$ f(x) = -\ln\left(\tanh\frac{x}{2}\right) = \ln \frac{e^{x}+1}{e^{x}-1} $ prove $f(x) = f^{-1}(x)$

Question

$$ f(x) = -\ln\left(\tanh\frac{x}{2}\right) = \ln \frac{e^{x}+1}{e^{x}-1} $$ Prove $f(x) = f^{-1}(x)$ when $x\gt 0$.

I tried to do $f^{-1}(x) = \dfrac 1 {f(x)}$.

Can you help me ?

Answer 1

The inverse function, if it exists, of a mapping $f: S \to T$ is the function $f^{-1}: T \to S$ with the following property.

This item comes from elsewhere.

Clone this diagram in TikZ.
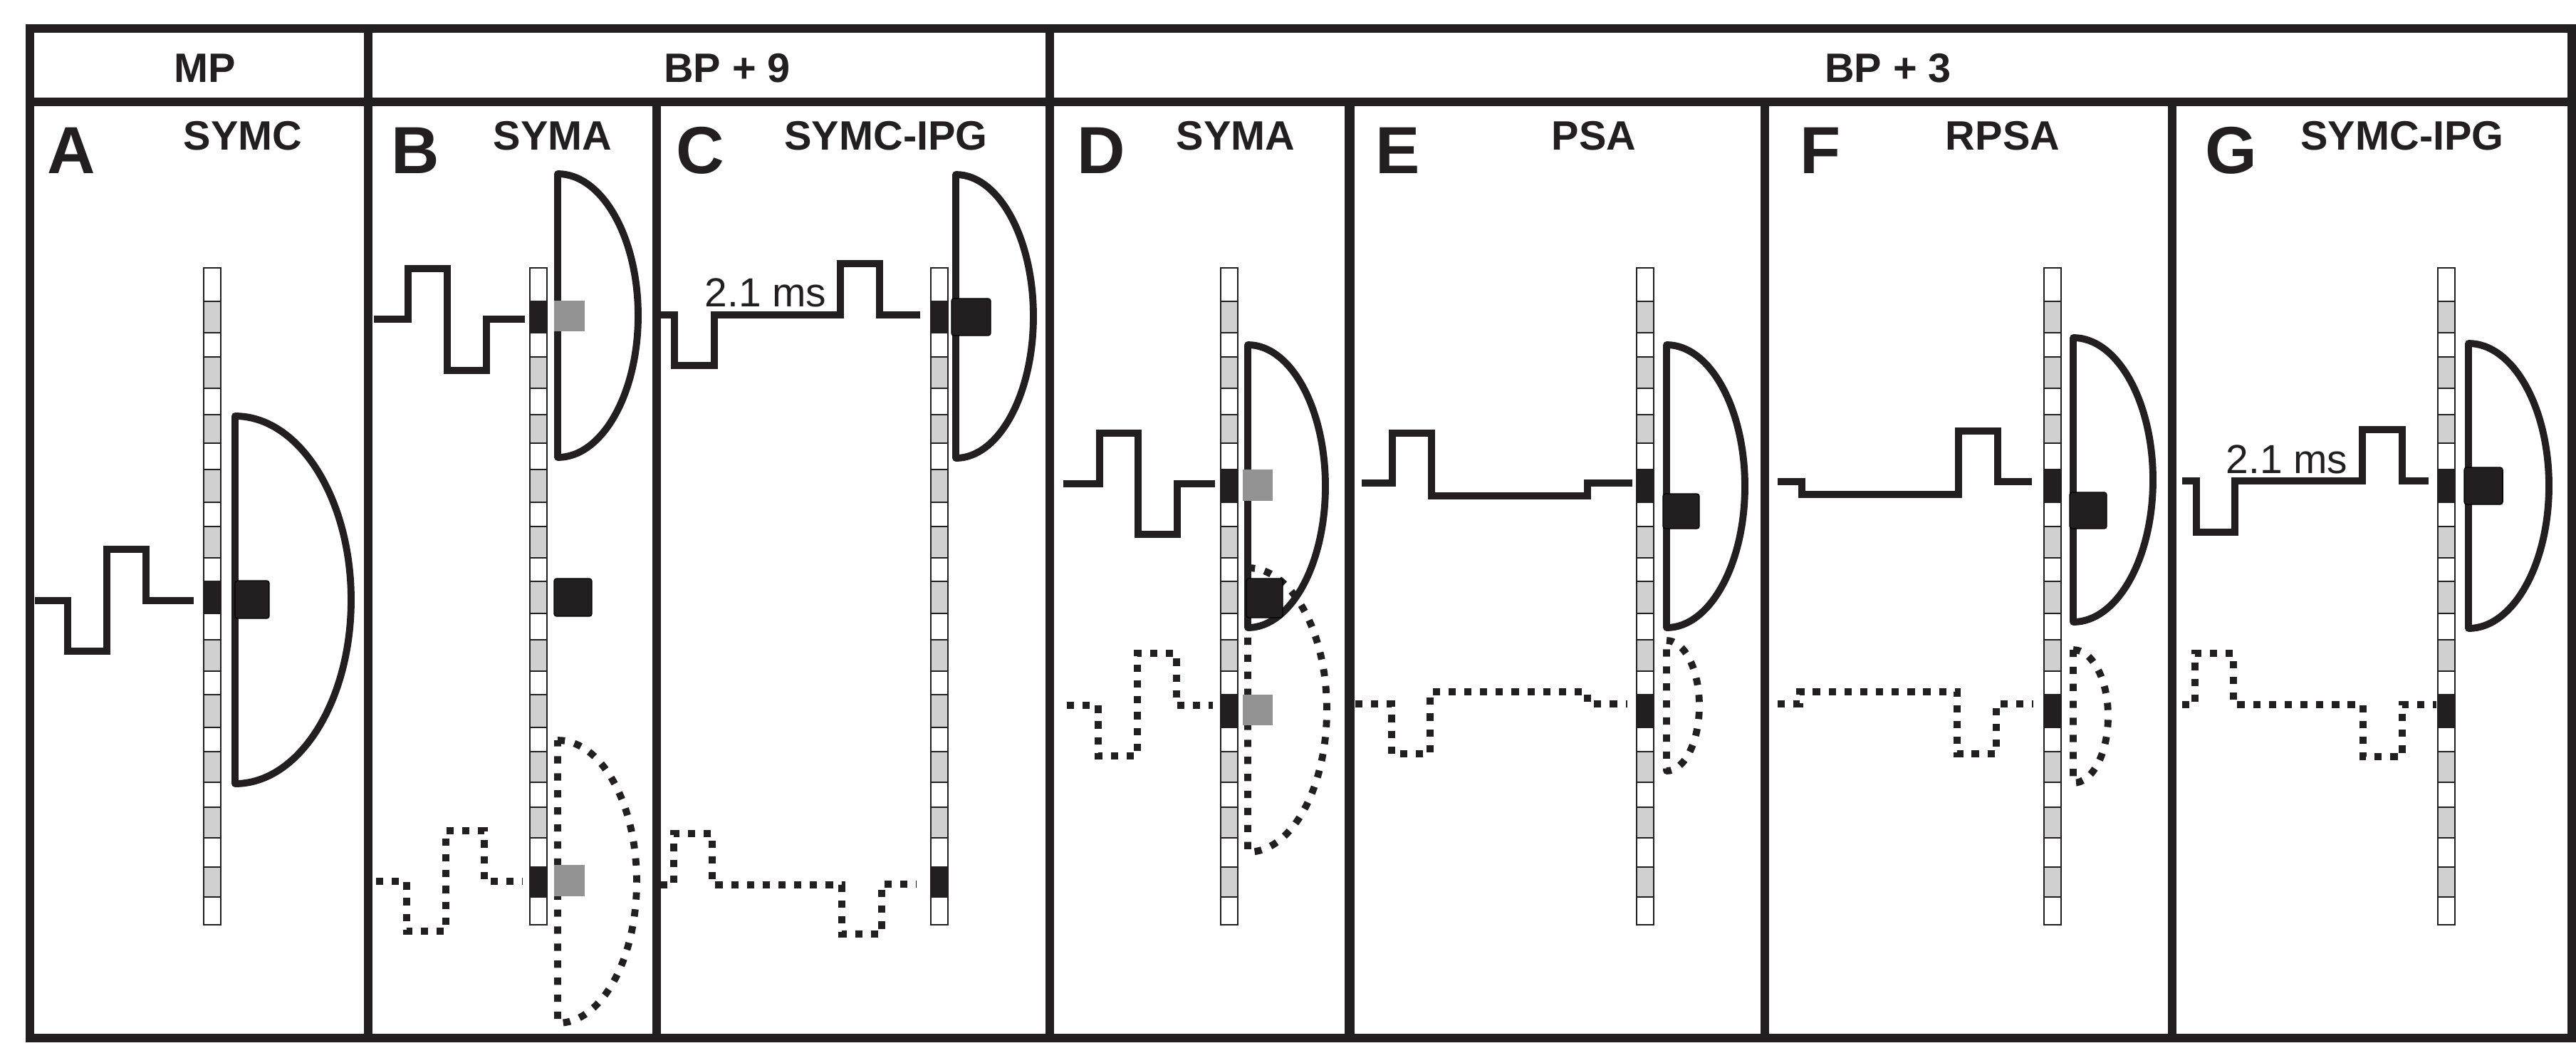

$$f \circ f^{-1} (x) = x \text{ for all $x$ in $T$}$$

$$f^{-1} \circ f (x) = x \text{ for all $x$ in $S$}$$

To check if functions are inverses, compose $f$ with $f^{-1}$, and vice versa, and see if you get identity. Though here, you of course only need to compose $f$ with itself once.

In general, $f^{-1}(x) \ne \dfrac 1 {f(x)}$. The notation is not to be interpretated as a multiplicative inverse, but rather an inverse mapping.

Another way is to set $f(x) = y$ and solve for $x = f^{-1}(y)$. For this problem, you would see if $f^{-1}(y) = f(x)$. The disadvantage of this second method is that it assumes the inverse exists, whereas the first method will fail if the inverse does not exist.